だが、あまりにも時間がかかりその間に想像を絶する位、業績が低下してきたので買手希望者もだんだん話が後ろ向きになってきたのである。
それでも、業績が下がって譲渡金額が下がれば、投資効率が向上するから判断に迷っておられていたようである。でも現況を分析し、買収後のシナジー効果などによる将来収益を予想され、買収する価値なしと決断されたようでこの話が消えてしまった。
今回の経験から、一度売却すると決めたら迷うことなく話を進める事。そうしないと相手に失礼になる。また自社を高値売却したければ、会社の磨き上げ(特に知的・無形資産)を徹底し、決断したらブレない事だ。
M&Aも「儲かっている時が売りのタイミング」とは言う時もあるが、それはそれで人間には欲があるので、売る決断をするのは難しいものだ。
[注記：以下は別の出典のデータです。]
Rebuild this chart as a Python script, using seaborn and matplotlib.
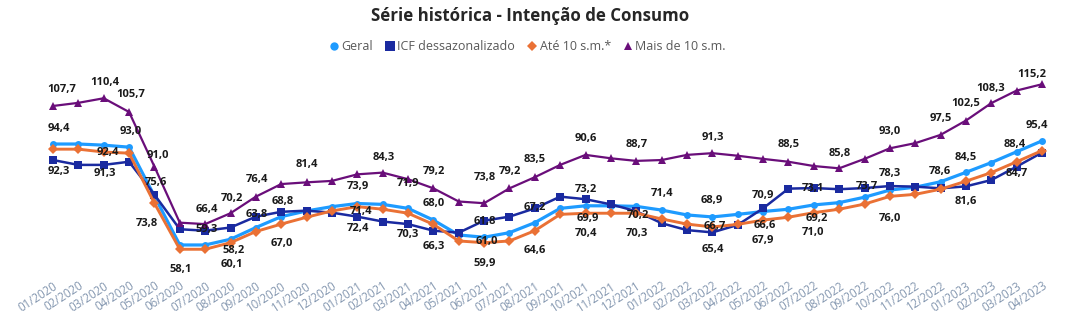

会社や市場の成長性や将来性を予見するのは難しく、いつが売るタイミングなのか決断するのは困難である。
最近では10人未満の小さな企業でもM&Aを活用して、企業の存続発展を目指すようになってきている。昔のように「会社を売る。会社を買うのは悪だ」というイメージは払拭されているようだ。
身近になったM&Aで、事業承継はもちろんの事、新規事業開発、新市場開拓などの経営革新にも取り組み、企業の成長発展を実現する時代になってきている。
中小企業も自社の経営戦略を見直す際、M&Aも選択肢の一つに入れるようにしなければ。